Snake JARs, Part III:

Data Science


In this series, we’ve been talking about cross-language dependencies — in particular, Python packages vendoring Java JARs. While these issues come up in many different ways and other analyses can provide different perspectives, we’ve started by highlighting how log4j and other common Java packages can end up in PyPI or Conda.

In this post, we’ll be looking at patterns or trends in this data to help organizations understand where these risks might emerge — and how to proactively avoid or address them. To do so, it helps to ask a simple question:

  • What types of packages most frequently vendor Java dependencies?

While the figure below isn’t a conclusive answer to the question, it does gesture strongly towards two primary use cases that we’ve encountered: CI/CD and data science. Today, we’re going to focus on data science use cases, which are plotted in red below.

Data science, analytics, machine learning, AI, BI, reporting — no matter what your organization might call these resources or the organizational unit they reside in — is frequently treated uniquely. Because they are often technical users who require access to data sources and flexibility, they are typically provided with access to a wide range of systems, including self-service cloud infrastructure and internal databases, warehouses, lakes, etc.

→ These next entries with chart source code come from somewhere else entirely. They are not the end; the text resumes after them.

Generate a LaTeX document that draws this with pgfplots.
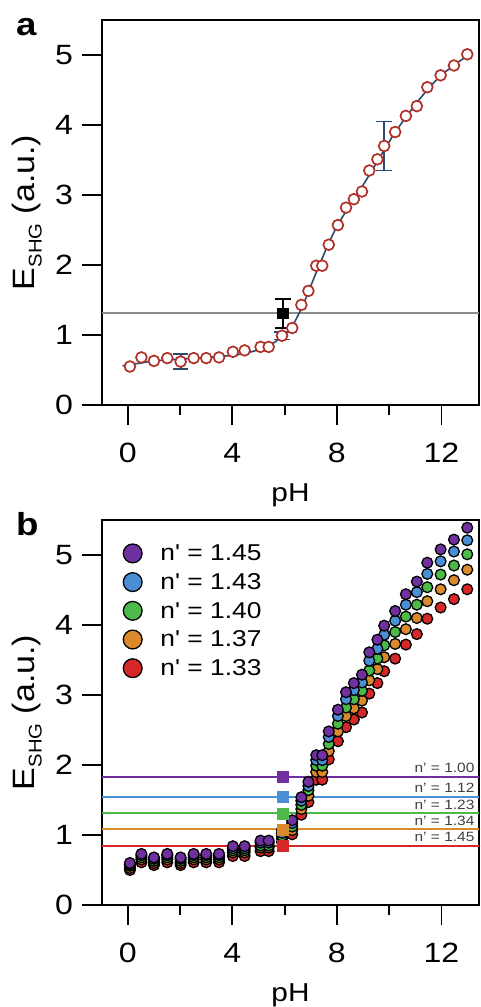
\documentclass[border=0pt]{standalone}
\usepackage{pgfplots}
\pgfplotsset{compat=1.18}
\usepackage{pgfplotstable}
\usepackage{fontspec}
\setmainfont{Liberation Sans}[FakeStretch=1.15, Ligatures=TeXOff]
\newfontfamily\ylabfont{Liberation Sans}[FakeStretch=1.1, Ligatures=TeXOff]

\definecolor{colPur}{HTML}{7030A0}
\definecolor{colBlu}{HTML}{4A8FD6}
\definecolor{colGrn}{HTML}{4CB948}
\definecolor{colOra}{HTML}{DA8A2C}
\definecolor{colRed}{HTML}{D62828}
\definecolor{colDred}{HTML}{B03028}
\definecolor{colFit}{HTML}{2C4A6E}
\definecolor{colGray}{HTML}{8C8C8C}
\definecolor{colTxt}{HTML}{404040}

\pgfplotstableread{
x a
0.08 0.55
0.52 0.68
1.00 0.63
1.51 0.67
2.02 0.62
2.52 0.67
3.00 0.67
3.49 0.68
4.02 0.76
4.47 0.78
5.08 0.83
5.39 0.83
5.90 0.99
6.29 1.10
6.64 1.43
6.91 1.63
7.21 1.99
7.44 1.99
7.69 2.29
8.04 2.57
8.35 2.82
8.65 2.94
8.96 3.05
9.24 3.35
9.55 3.51
9.81 3.70
10.23 3.90
10.64 4.13
11.06 4.27
11.46 4.54
11.97 4.71
12.48 4.85
12.99 5.01
}\dataA

\pgfplotstableread{
x P B G O R
0.08 0.60 0.58 0.56 0.53 0.50
0.52 0.73 0.71 0.68 0.65 0.61
1.00 0.68 0.66 0.63 0.60 0.57
1.51 0.73 0.71 0.68 0.65 0.61
2.02 0.68 0.66 0.63 0.60 0.57
2.52 0.73 0.71 0.68 0.65 0.61
3.00 0.73 0.71 0.68 0.65 0.61
3.49 0.73 0.71 0.68 0.65 0.61
4.02 0.84 0.81 0.78 0.75 0.70
4.47 0.84 0.81 0.78 0.75 0.70
5.08 0.92 0.89 0.85 0.82 0.77
5.39 0.92 0.89 0.85 0.82 0.77
5.90 1.07 1.03 0.99 0.95 0.90
6.29 1.21 1.17 1.12 1.07 1.01
6.64 1.54 1.49 1.43 1.37 1.29
6.91 1.76 1.70 1.64 1.56 1.47
7.21 2.14 2.07 1.99 1.90 1.79
7.44 2.14 2.07 1.99 1.90 1.79
7.69 2.48 2.40 2.30 2.20 2.08
8.04 2.79 2.70 2.59 2.48 2.34
8.35 3.04 2.94 2.82 2.70 2.54
8.65 3.17 3.07 2.94 2.81 2.65
8.96 3.29 3.18 3.06 2.92 2.75
9.24 3.61 3.49 3.35 3.21 3.02
9.55 3.79 3.66 3.52 3.37 3.17
9.81 3.99 3.86 3.71 3.54 3.34
10.23 4.20 4.06 3.90 3.73 3.52
10.64 4.44 4.29 4.12 3.94 3.72
11.06 4.62 4.47 4.29 4.10 3.87
11.46 4.89 4.73 4.54 4.34 4.09
11.97 5.08 4.91 4.72 4.51 4.25
12.48 5.22 5.05 4.85 4.64 4.37
12.99 5.39 5.21 5.01 4.79 4.51
}\dataB

\pgfplotsset{
  myaxis/.style={
    scale only axis, width=377.6bp, height=385bp,
    xmin=-1, xmax=13.45, ymin=0, ymax=5.5,
    xtick={0,4,8,12}, minor xtick={2,6,10},
    ytick={0,1,2,3,4,5},
    axis line style={line width=1.8bp, black},
    tick style={line width=1.8bp, black},
    tick align=outside, xtick pos=bottom, ytick pos=left,
    major tick length=20bp, minor tick length=10bp,
    /pgf/number format/assume math mode=true,
    ticklabel style={font=\fontsize{28}{28}\selectfont, inner sep=0pt},
    xticklabel style={anchor=north},
    yticklabel style={anchor=east},
    xticklabel shift=18bp,
    yticklabel shift=8.5bp,
    xlabel={pH},
    every axis x label/.style={at={(axis description cs:0.5,0)}, anchor=base, yshift=-96.7bp, inner sep=0pt, font=\fontsize{26}{26}\selectfont},
    ylabel={E\raisebox{-6.7bp}{\fontsize{18.5}{18.5}\selectfont SHG} (a.u.)},
    every axis y label/.style={at={(axis description cs:0,0.5)}, xshift=-66.7bp, rotate=90, anchor=base, inner sep=0pt, font=\ylabfont\fontsize{31}{31}\selectfont},
    clip=false,
  }
}

\begin{document}
\begin{tikzpicture}
% ---------------- panel a ----------------
\begin{axis}[myaxis, at={(101.7bp,-405bp)}, anchor=south west]
\addplot[draw=colGray, line width=1.8bp, forget plot] coordinates {(-1,1.31) (13.45,1.31)};
\addplot[draw=colFit, line width=1.6bp, smooth, tension=0.5, forget plot] coordinates {
(-0.2,0.56) (0.5,0.60) (1,0.63) (2,0.655) (3,0.68) (4,0.71) (4.5,0.74) (5,0.79)
(5.5,0.87) (6,1.00) (6.25,1.10) (6.5,1.27) (6.75,1.47) (7,1.70) (7.25,1.93)
(7.5,2.15) (7.75,2.36) (8,2.55) (8.5,2.86) (9,3.14) (9.5,3.45) (10,3.76)
(10.5,4.04) (11,4.29) (11.5,4.52) (12,4.71) (12.5,4.86) (13,4.99)};
\addplot[draw=none, forget plot,
  error bars/.cd, y dir=both, y explicit,
  error bar style={draw=colFit, line width=1.8bp},
  error mark options={draw=colFit, rotate=90, mark size=7.8bp, line width=1.8bp}]
  coordinates {(2.02,0.62) +- (0,0.11) (5.90,0.99) +- (0,0.055) (9.81,3.70) +- (0,0.35)};
\addplot[only marks, mark=*, mark size=5.4bp, line width=1.7bp,
  mark options={draw=colDred, fill=white}, forget plot] table[x=x, y=a] {\dataA};
\addplot[only marks, mark=square*, mark size=5.3bp, black, line width=0.6bp, forget plot,
  error bars/.cd, y dir=both, y explicit,
  error bar style={draw=black, line width=1.8bp},
  error mark options={draw=black, rotate=90, mark size=8bp, line width=1.8bp}]
  coordinates {(5.93,1.31) +- (0,0.21)};
\end{axis}
% ---------------- panel b ----------------
\begin{axis}[myaxis, at={(101.7bp,-905bp)}, anchor=south west,
  reverse legend, legend cell align=left,
  legend image code/.code={\draw[#1, mark size=9.4bp] plot coordinates {(9.4bp,0bp)};},
  legend style={draw=none, fill=none, inner sep=0pt, outer sep=0pt,
    at={(axis description cs:0,1)}, anchor=north west, xshift=21.6bp, yshift=-24bp,
    row sep=9.9bp, font=\fontsize{23}{23}\selectfont, nodes={inner sep=0pt},
    /tikz/every odd column/.append style={column sep=18.4bp}}]
\addplot[draw=colPur, line width=2bp, forget plot] coordinates {(-1,1.83) (13.45,1.83)};
\addplot[draw=colBlu, line width=2bp, forget plot] coordinates {(-1,1.55) (13.45,1.55)};
\addplot[draw=colGrn, line width=2bp, forget plot] coordinates {(-1,1.31) (13.45,1.31)};
\addplot[draw=colOra, line width=2bp, forget plot] coordinates {(-1,1.08) (13.45,1.08)};
\addplot[draw=colRed, line width=2bp, forget plot] coordinates {(-1,0.85) (13.45,0.85)};
\addplot[only marks, mark=*, mark size=5.4bp, line width=1.3bp, mark options={draw=black, fill=colRed}] table[x=x, y=R] {\dataB};
\addlegendentry{n' = 1.33}
\addplot[only marks, mark=*, mark size=5.4bp, line width=1.3bp, mark options={draw=black, fill=colOra}] table[x=x, y=O] {\dataB};
\addlegendentry{n' = 1.37}
\addplot[only marks, mark=*, mark size=5.4bp, line width=1.3bp, mark options={draw=black, fill=colGrn}] table[x=x, y=G] {\dataB};
\addlegendentry{n' = 1.40}
\addplot[only marks, mark=*, mark size=5.4bp, line width=1.3bp, mark options={draw=black, fill=colBlu}] table[x=x, y=B] {\dataB};
\addlegendentry{n' = 1.43}
\addplot[only marks, mark=*, mark size=5.4bp, line width=1.3bp, mark options={draw=black, fill=colPur}] table[x=x, y=P] {\dataB};
\addlegendentry{n' = 1.45}
\addplot[only marks, mark=square*, mark size=5.6bp, mark options={draw=colPur, fill=colPur}, forget plot] coordinates {(5.93,1.83)};
\addplot[only marks, mark=square*, mark size=5.6bp, mark options={draw=colBlu, fill=colBlu}, forget plot] coordinates {(5.93,1.55)};
\addplot[only marks, mark=square*, mark size=5.6bp, mark options={draw=colGrn, fill=colGrn}, forget plot] coordinates {(5.93,1.31)};
\addplot[only marks, mark=square*, mark size=5.6bp, mark options={draw=colOra, fill=colOra}, forget plot] coordinates {(5.93,1.08)};
\addplot[only marks, mark=square*, mark size=5.6bp, mark options={draw=colRed, fill=colRed}, forget plot] coordinates {(5.93,0.85)};
\begin{scope}[every node/.style={anchor=base east, inner sep=0pt, text=colTxt, font=\fontsize{13.5}{13.5}\selectfont, yshift=4.2bp}]
\node at (axis cs:13.27,1.83) {n’ = 1.00};
\node at (axis cs:13.27,1.55) {n’ = 1.12};
\node at (axis cs:13.27,1.31) {n’ = 1.23};
\node at (axis cs:13.27,1.08) {n’ = 1.34};
\node at (axis cs:13.27,0.85) {n’ = 1.45};
\end{scope}
\end{axis}
\node[anchor=base west, inner sep=0pt, font=\bfseries\fontsize{32}{32}\selectfont] at (16bp,-35bp) {a};
\node[anchor=base west, inner sep=0pt, font=\bfseries\fontsize{32}{32}\selectfont] at (16bp,-535bp) {b};
\pgfresetboundingbox
\path[use as bounding box] (0bp,0bp) rectangle (481bp,-1007bp);
\end{tikzpicture}
\end{document}
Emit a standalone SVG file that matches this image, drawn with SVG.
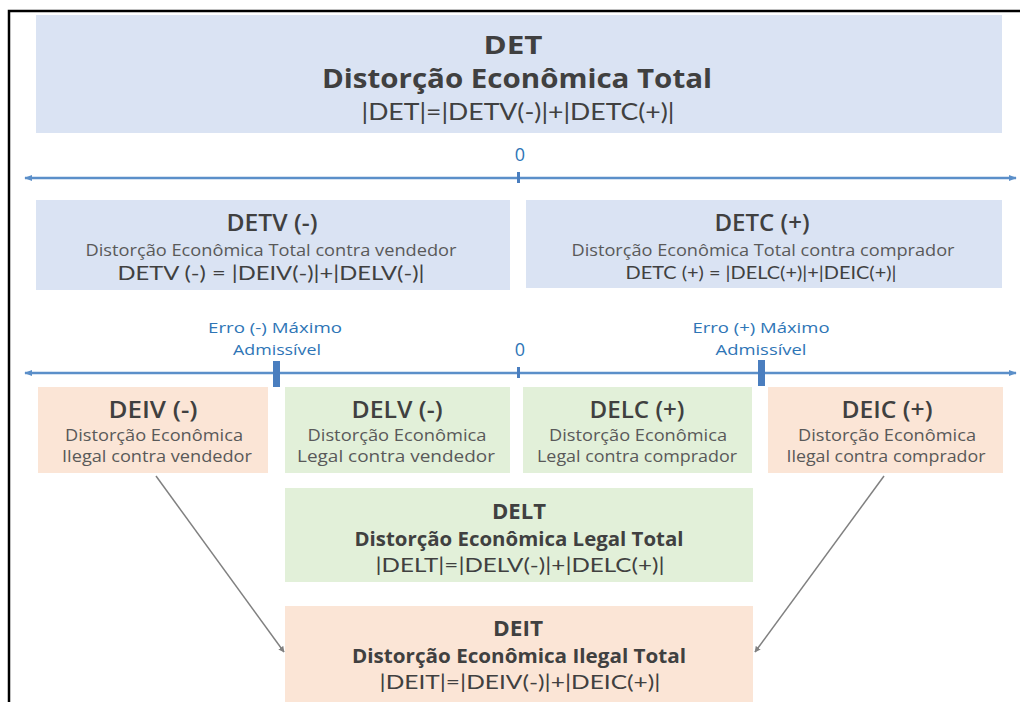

However, while many data scientists or machine learning researchers can program, they are not typically trained as developers. More importantly, they are typically outside the scope of SDLC processes used for production software. In general, data scientists care about pain points related to accessing, combining, and processing data — reliability and security are not primary concerns. As a result of these common control gaps and day-to-day incentives, data science groups are frequently the source of high-impact risks.

Take, for example, Apache Spark and its relative Databricks, which account for three of the twenty top packages by unique JAR count in our figure above. Both Spark and Databricks typically expose a number of external services, including web-based administration and development interfaces, traditional RPC endpoints, and modern APIs. Because these platforms are typically designed to support aggregation of multiple internal data sources, these externally-facing services are ripe for use to access and exfiltrate sensitive information.

Similarly, Jupyter, successor to the IPython project, and the related BeakerX project, are two of the most popular environments for data science development. Within these environments, users can execute arbitrary commands via web-based terminals or write scripts in Python, Julia, R, Groovy, Scala, Clojure, Kotlin, Java, and SQL, to name a few.

Since these environments almost always have direct access to internal data sources, it’s a threat actor’s dream. Who needs to package up and deliver shellcode when it’s as easy as New > Terminal in Jupyter? And when most data science environments allow direct access to unredacted and unencrypted data stores, there’s no need to discover and circumvent traditional network protections. Clearly, these environments can result in dangerously-fertile ground for the wrong people…

In our experience, data science environments require flexibility that does not align with traditional SDLC compliance approaches. As a result, increased focus on education and active monitoring are frequently more effective at reducing risk while managing business impact and expectation.

The solution, in reality, is simple: actively engage with your data science and machine learning teams to make sure they are aware of and care about the risks. Work with them to develop policies and procedures that reflect the organization’s goals and the team’s capabilities and knowledge — but don’t accumulate risk unknowingly and uncaringly.